What the exercise asks
Transcribe the material below exactly as it appears.

Recorded information
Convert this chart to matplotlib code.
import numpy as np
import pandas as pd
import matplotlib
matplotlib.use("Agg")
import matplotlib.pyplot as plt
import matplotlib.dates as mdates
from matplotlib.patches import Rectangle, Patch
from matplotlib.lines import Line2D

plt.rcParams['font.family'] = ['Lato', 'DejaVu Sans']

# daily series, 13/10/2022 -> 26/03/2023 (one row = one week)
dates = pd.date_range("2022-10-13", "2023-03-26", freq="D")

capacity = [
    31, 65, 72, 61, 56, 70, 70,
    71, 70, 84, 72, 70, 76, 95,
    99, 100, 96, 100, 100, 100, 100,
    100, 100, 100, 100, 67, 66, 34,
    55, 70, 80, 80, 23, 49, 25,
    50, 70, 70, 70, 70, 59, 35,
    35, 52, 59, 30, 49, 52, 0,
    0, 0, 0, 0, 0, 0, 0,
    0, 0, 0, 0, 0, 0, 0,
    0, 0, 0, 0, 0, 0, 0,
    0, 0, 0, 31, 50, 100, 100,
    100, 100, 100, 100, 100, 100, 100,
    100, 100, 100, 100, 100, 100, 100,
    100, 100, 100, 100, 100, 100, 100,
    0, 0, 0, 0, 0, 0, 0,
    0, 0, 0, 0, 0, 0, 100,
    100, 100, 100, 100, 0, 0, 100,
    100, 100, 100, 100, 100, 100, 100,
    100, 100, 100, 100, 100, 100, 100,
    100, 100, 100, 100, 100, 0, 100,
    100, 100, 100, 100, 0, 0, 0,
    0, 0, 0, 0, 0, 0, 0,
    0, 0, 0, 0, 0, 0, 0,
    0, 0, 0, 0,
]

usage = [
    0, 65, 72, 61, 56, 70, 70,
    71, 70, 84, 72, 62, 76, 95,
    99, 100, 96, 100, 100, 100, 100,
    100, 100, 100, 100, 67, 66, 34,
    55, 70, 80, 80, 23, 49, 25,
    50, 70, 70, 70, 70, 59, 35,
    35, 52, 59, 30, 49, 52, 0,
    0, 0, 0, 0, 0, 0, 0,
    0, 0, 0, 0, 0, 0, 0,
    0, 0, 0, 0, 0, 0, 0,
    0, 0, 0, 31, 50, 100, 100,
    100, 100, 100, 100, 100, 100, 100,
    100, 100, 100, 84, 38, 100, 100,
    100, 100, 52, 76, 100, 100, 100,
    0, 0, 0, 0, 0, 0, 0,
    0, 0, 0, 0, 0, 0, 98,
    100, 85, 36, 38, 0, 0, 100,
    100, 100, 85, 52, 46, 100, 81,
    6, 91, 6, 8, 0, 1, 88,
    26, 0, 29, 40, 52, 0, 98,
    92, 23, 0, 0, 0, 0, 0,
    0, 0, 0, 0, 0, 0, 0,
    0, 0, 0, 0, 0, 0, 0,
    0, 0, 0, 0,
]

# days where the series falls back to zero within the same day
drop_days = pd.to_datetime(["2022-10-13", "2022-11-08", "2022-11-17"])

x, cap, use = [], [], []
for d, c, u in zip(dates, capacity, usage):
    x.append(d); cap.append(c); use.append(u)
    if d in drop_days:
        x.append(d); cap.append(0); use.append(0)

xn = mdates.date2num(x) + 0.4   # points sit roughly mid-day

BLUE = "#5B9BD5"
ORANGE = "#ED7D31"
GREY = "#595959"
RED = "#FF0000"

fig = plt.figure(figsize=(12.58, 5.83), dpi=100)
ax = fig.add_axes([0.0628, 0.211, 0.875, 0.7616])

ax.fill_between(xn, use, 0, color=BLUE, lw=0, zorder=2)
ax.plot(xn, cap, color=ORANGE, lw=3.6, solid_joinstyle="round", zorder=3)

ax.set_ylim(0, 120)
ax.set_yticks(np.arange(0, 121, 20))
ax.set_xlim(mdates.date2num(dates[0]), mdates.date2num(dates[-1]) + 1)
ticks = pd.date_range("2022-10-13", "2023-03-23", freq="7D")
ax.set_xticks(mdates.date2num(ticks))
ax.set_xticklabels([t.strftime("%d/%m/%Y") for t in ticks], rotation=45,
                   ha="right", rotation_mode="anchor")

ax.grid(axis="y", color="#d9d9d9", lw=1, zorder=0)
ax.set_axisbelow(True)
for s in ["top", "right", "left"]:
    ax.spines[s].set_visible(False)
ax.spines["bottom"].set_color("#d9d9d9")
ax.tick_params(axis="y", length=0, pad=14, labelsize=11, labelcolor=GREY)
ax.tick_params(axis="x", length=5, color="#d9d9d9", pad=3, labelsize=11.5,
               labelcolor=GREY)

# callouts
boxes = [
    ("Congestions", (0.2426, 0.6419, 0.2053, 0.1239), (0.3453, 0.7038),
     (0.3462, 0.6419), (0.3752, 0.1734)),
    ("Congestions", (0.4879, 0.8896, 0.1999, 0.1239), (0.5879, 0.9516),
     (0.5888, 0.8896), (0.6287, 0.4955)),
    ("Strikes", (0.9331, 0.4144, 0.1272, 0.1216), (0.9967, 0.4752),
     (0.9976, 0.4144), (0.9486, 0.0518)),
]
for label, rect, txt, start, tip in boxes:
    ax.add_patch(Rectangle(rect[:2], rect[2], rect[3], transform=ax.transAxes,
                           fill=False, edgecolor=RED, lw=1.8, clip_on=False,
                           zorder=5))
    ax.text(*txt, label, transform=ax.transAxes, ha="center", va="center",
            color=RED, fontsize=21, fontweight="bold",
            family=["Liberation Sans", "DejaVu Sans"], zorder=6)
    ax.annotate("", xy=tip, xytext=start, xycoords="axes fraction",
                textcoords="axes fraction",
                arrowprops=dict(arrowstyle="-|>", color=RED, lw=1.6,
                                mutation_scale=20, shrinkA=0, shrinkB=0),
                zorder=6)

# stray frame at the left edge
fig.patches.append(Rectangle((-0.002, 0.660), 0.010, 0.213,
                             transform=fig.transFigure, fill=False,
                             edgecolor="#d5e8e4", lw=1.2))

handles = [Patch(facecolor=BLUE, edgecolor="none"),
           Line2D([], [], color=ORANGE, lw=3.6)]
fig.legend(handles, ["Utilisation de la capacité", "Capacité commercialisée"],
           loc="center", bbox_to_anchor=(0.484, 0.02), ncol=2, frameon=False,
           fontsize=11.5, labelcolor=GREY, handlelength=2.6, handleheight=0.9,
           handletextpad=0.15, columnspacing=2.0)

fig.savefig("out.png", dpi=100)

Correct output
Convert this chart to matplotlib code.
import numpy as np
import pandas as pd
import matplotlib
matplotlib.use("Agg")
import matplotlib.pyplot as plt
import matplotlib.dates as mdates
from matplotlib.patches import Rectangle, Patch
from matplotlib.lines import Line2D

plt.rcParams['font.family'] = ['Lato', 'DejaVu Sans']

# daily series, 13/10/2022 -> 26/03/2023 (one row = one week)
dates = pd.date_range("2022-10-13", "2023-03-26", freq="D")

capacity = [
    31, 65, 72, 61, 56, 70, 70,
    71, 70, 84, 72, 70, 76, 95,
    99, 100, 96, 100, 100, 100, 100,
    100, 100, 100, 100, 67, 66, 34,
    55, 70, 80, 80, 23, 49, 25,
    50, 70, 70, 70, 70, 59, 35,
    35, 52, 59, 30, 49, 52, 0,
    0, 0, 0, 0, 0, 0, 0,
    0, 0, 0, 0, 0, 0, 0,
    0, 0, 0, 0, 0, 0, 0,
    0, 0, 0, 31, 50, 100, 100,
    100, 100, 100, 100, 100, 100, 100,
    100, 100, 100, 100, 100, 100, 100,
    100, 100, 100, 100, 100, 100, 100,
    0, 0, 0, 0, 0, 0, 0,
    0, 0, 0, 0, 0, 0, 100,
    100, 100, 100, 100, 0, 0, 100,
    100, 100, 100, 100, 100, 100, 100,
    100, 100, 100, 100, 100, 100, 100,
    100, 100, 100, 100, 100, 0, 100,
    100, 100, 100, 100, 0, 0, 0,
    0, 0, 0, 0, 0, 0, 0,
    0, 0, 0, 0, 0, 0, 0,
    0, 0, 0, 0,
]

usage = [
    0, 65, 72, 61, 56, 70, 70,
    71, 70, 84, 72, 62, 76, 95,
    99, 100, 96, 100, 100, 100, 100,
    100, 100, 100, 100, 67, 66, 34,
    55, 70, 80, 80, 23, 49, 25,
    50, 70, 70, 70, 70, 59, 35,
    35, 52, 59, 30, 49, 52, 0,
    0, 0, 0, 0, 0, 0, 0,
    0, 0, 0, 0, 0, 0, 0,
    0, 0, 0, 0, 0, 0, 0,
    0, 0, 0, 31, 50, 100, 100,
    100, 100, 100, 100, 100, 100, 100,
    100, 100, 100, 84, 38, 100, 100,
    100, 100, 52, 76, 100, 100, 100,
    0, 0, 0, 0, 0, 0, 0,
    0, 0, 0, 0, 0, 0, 98,
    100, 85, 36, 38, 0, 0, 100,
    100, 100, 85, 52, 46, 100, 81,
    6, 91, 6, 8, 0, 1, 88,
    26, 0, 29, 40, 52, 0, 98,
    92, 23, 0, 0, 0, 0, 0,
    0, 0, 0, 0, 0, 0, 0,
    0, 0, 0, 0, 0, 0, 0,
    0, 0, 0, 0,
]

# days where the series falls back to zero within the same day
drop_days = pd.to_datetime(["2022-10-13", "2022-11-08", "2022-11-17"])

x, cap, use = [], [], []
for d, c, u in zip(dates, capacity, usage):
    x.append(d); cap.append(c); use.append(u)
    if d in drop_days:
        x.append(d); cap.append(0); use.append(0)

xn = mdates.date2num(x) + 0.4   # points sit roughly mid-day

BLUE = "#5B9BD5"
ORANGE = "#ED7D31"
GREY = "#595959"
RED = "#FF0000"

fig = plt.figure(figsize=(12.58, 5.83), dpi=100)
ax = fig.add_axes([0.0628, 0.211, 0.875, 0.7616])

ax.fill_between(xn, use, 0, color=BLUE, lw=0, zorder=2)
ax.plot(xn, cap, color=ORANGE, lw=3.6, solid_joinstyle="round", zorder=3)

ax.set_ylim(0, 120)
ax.set_yticks(np.arange(0, 121, 20))
ax.set_xlim(mdates.date2num(dates[0]), mdates.date2num(dates[-1]) + 1)
ticks = pd.date_range("2022-10-13", "2023-03-23", freq="7D")
ax.set_xticks(mdates.date2num(ticks))
ax.set_xticklabels([t.strftime("%d/%m/%Y") for t in ticks], rotation=45,
                   ha="right", rotation_mode="anchor")

ax.grid(axis="y", color="#d9d9d9", lw=1, zorder=0)
ax.set_axisbelow(True)
for s in ["top", "right", "left"]:
    ax.spines[s].set_visible(False)
ax.spines["bottom"].set_color("#d9d9d9")
ax.tick_params(axis="y", length=0, pad=14, labelsize=11, labelcolor=GREY)
ax.tick_params(axis="x", length=5, color="#d9d9d9", pad=3, labelsize=11.5,
               labelcolor=GREY)

# callouts
boxes = [
    ("Congestions", (0.2426, 0.6419, 0.2053, 0.1239), (0.3453, 0.7038),
     (0.3462, 0.6419), (0.3752, 0.1734)),
    ("Congestions", (0.4879, 0.8896, 0.1999, 0.1239), (0.5879, 0.9516),
     (0.5888, 0.8896), (0.6287, 0.4955)),
    ("Strikes", (0.9331, 0.4144, 0.1272, 0.1216), (0.9967, 0.4752),
     (0.9976, 0.4144), (0.9486, 0.0518)),
]
for label, rect, txt, start, tip in boxes:
    ax.add_patch(Rectangle(rect[:2], rect[2], rect[3], transform=ax.transAxes,
                           fill=False, edgecolor=RED, lw=1.8, clip_on=False,
                           zorder=5))
    ax.text(*txt, label, transform=ax.transAxes, ha="center", va="center",
            color=RED, fontsize=21, fontweight="bold",
            family=["Liberation Sans", "DejaVu Sans"], zorder=6)
    ax.annotate("", xy=tip, xytext=start, xycoords="axes fraction",
                textcoords="axes fraction",
                arrowprops=dict(arrowstyle="-|>", color=RED, lw=1.6,
                                mutation_scale=20, shrinkA=0, shrinkB=0),
                zorder=6)

# stray frame at the left edge
fig.patches.append(Rectangle((-0.002, 0.660), 0.010, 0.213,
                             transform=fig.transFigure, fill=False,
                             edgecolor="#d5e8e4", lw=1.2))

handles = [Patch(facecolor=BLUE, edgecolor="none"),
           Line2D([], [], color=ORANGE, lw=3.6)]
fig.legend(handles, ["Utilisation de la capacité", "Capacité commercialisée"],
           loc="center", bbox_to_anchor=(0.484, 0.02), ncol=2, frameon=False,
           fontsize=11.5, labelcolor=GREY, handlelength=2.6, handleheight=0.9,
           handletextpad=0.15, columnspacing=2.0)

fig.savefig("out.png", dpi=100)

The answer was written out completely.